• MATERIAL PROVIDED:
§ §

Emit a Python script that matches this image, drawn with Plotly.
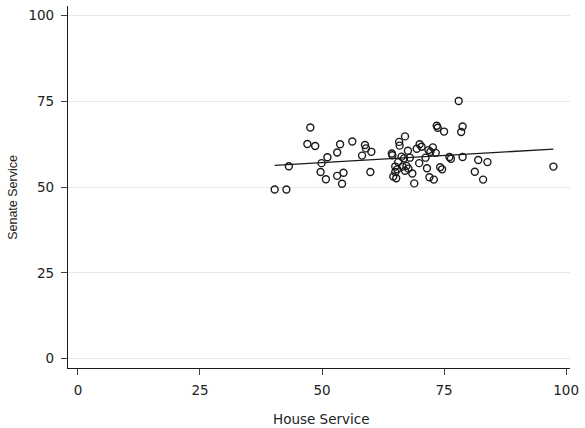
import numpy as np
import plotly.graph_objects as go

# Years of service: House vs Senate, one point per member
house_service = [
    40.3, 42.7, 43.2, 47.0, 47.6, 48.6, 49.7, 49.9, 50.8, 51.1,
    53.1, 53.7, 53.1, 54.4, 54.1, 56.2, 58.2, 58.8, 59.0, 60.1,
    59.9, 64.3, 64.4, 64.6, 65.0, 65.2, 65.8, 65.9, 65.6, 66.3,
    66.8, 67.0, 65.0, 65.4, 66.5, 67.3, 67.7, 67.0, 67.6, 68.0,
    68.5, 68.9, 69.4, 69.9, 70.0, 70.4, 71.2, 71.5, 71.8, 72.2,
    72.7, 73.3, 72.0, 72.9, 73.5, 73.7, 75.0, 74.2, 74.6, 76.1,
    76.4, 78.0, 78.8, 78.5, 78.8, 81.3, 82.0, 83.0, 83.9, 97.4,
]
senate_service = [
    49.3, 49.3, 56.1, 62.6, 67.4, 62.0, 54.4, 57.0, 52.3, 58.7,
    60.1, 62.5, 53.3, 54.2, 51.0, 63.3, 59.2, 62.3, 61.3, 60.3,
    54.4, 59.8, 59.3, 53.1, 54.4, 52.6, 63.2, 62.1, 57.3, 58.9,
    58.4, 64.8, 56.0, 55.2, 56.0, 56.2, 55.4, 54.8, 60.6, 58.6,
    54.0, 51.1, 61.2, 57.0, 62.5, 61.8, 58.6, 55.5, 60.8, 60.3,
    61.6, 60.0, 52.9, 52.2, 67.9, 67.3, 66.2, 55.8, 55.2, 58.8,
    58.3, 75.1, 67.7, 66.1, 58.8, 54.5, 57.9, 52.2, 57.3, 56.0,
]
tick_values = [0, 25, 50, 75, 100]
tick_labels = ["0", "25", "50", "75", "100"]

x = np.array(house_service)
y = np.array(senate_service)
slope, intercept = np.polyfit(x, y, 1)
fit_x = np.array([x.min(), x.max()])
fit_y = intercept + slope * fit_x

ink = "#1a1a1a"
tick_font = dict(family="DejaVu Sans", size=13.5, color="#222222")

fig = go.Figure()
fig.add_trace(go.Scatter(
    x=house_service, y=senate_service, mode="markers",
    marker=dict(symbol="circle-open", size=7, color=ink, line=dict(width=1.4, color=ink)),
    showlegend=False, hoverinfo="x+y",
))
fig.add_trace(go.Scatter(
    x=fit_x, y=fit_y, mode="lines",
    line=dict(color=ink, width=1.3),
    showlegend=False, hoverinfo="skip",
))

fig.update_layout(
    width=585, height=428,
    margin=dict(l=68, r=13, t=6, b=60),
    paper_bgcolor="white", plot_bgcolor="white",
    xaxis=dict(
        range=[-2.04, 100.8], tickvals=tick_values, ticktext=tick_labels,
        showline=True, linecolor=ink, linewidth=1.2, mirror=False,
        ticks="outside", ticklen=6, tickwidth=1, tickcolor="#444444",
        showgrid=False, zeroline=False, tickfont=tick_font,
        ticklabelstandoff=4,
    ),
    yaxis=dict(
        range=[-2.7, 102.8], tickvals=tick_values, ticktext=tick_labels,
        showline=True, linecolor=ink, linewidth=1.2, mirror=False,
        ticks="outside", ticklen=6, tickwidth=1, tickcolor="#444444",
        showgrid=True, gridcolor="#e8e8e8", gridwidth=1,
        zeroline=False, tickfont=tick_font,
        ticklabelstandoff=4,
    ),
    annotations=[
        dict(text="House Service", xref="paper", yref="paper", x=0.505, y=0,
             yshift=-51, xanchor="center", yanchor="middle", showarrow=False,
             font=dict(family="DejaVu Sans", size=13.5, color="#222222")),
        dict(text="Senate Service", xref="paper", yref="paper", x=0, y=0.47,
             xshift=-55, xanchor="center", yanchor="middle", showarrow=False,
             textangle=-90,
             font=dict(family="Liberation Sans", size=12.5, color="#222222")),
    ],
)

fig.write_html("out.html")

§ §

• SET TASK: Restate the data above word for word. Do not include the images.

• OUTPUT OF THE EXERCISE:
Emit a Python script that matches this image, drawn with Plotly.
import numpy as np
import plotly.graph_objects as go

# Years of service: House vs Senate, one point per member
house_service = [
    40.3, 42.7, 43.2, 47.0, 47.6, 48.6, 49.7, 49.9, 50.8, 51.1,
    53.1, 53.7, 53.1, 54.4, 54.1, 56.2, 58.2, 58.8, 59.0, 60.1,
    59.9, 64.3, 64.4, 64.6, 65.0, 65.2, 65.8, 65.9, 65.6, 66.3,
    66.8, 67.0, 65.0, 65.4, 66.5, 67.3, 67.7, 67.0, 67.6, 68.0,
    68.5, 68.9, 69.4, 69.9, 70.0, 70.4, 71.2, 71.5, 71.8, 72.2,
    72.7, 73.3, 72.0, 72.9, 73.5, 73.7, 75.0, 74.2, 74.6, 76.1,
    76.4, 78.0, 78.8, 78.5, 78.8, 81.3, 82.0, 83.0, 83.9, 97.4,
]
senate_service = [
    49.3, 49.3, 56.1, 62.6, 67.4, 62.0, 54.4, 57.0, 52.3, 58.7,
    60.1, 62.5, 53.3, 54.2, 51.0, 63.3, 59.2, 62.3, 61.3, 60.3,
    54.4, 59.8, 59.3, 53.1, 54.4, 52.6, 63.2, 62.1, 57.3, 58.9,
    58.4, 64.8, 56.0, 55.2, 56.0, 56.2, 55.4, 54.8, 60.6, 58.6,
    54.0, 51.1, 61.2, 57.0, 62.5, 61.8, 58.6, 55.5, 60.8, 60.3,
    61.6, 60.0, 52.9, 52.2, 67.9, 67.3, 66.2, 55.8, 55.2, 58.8,
    58.3, 75.1, 67.7, 66.1, 58.8, 54.5, 57.9, 52.2, 57.3, 56.0,
]
tick_values = [0, 25, 50, 75, 100]
tick_labels = ["0", "25", "50", "75", "100"]

x = np.array(house_service)
y = np.array(senate_service)
slope, intercept = np.polyfit(x, y, 1)
fit_x = np.array([x.min(), x.max()])
fit_y = intercept + slope * fit_x

ink = "#1a1a1a"
tick_font = dict(family="DejaVu Sans", size=13.5, color="#222222")

fig = go.Figure()
fig.add_trace(go.Scatter(
    x=house_service, y=senate_service, mode="markers",
    marker=dict(symbol="circle-open", size=7, color=ink, line=dict(width=1.4, color=ink)),
    showlegend=False, hoverinfo="x+y",
))
fig.add_trace(go.Scatter(
    x=fit_x, y=fit_y, mode="lines",
    line=dict(color=ink, width=1.3),
    showlegend=False, hoverinfo="skip",
))

fig.update_layout(
    width=585, height=428,
    margin=dict(l=68, r=13, t=6, b=60),
    paper_bgcolor="white", plot_bgcolor="white",
    xaxis=dict(
        range=[-2.04, 100.8], tickvals=tick_values, ticktext=tick_labels,
        showline=True, linecolor=ink, linewidth=1.2, mirror=False,
        ticks="outside", ticklen=6, tickwidth=1, tickcolor="#444444",
        showgrid=False, zeroline=False, tickfont=tick_font,
        ticklabelstandoff=4,
    ),
    yaxis=dict(
        range=[-2.7, 102.8], tickvals=tick_values, ticktext=tick_labels,
        showline=True, linecolor=ink, linewidth=1.2, mirror=False,
        ticks="outside", ticklen=6, tickwidth=1, tickcolor="#444444",
        showgrid=True, gridcolor="#e8e8e8", gridwidth=1,
        zeroline=False, tickfont=tick_font,
        ticklabelstandoff=4,
    ),
    annotations=[
        dict(text="House Service", xref="paper", yref="paper", x=0.505, y=0,
             yshift=-51, xanchor="center", yanchor="middle", showarrow=False,
             font=dict(family="DejaVu Sans", size=13.5, color="#222222")),
        dict(text="Senate Service", xref="paper", yref="paper", x=0, y=0.47,
             xshift=-55, xanchor="center", yanchor="middle", showarrow=False,
             textangle=-90,
             font=dict(family="Liberation Sans", size=12.5, color="#222222")),
    ],
)

fig.write_html("out.html")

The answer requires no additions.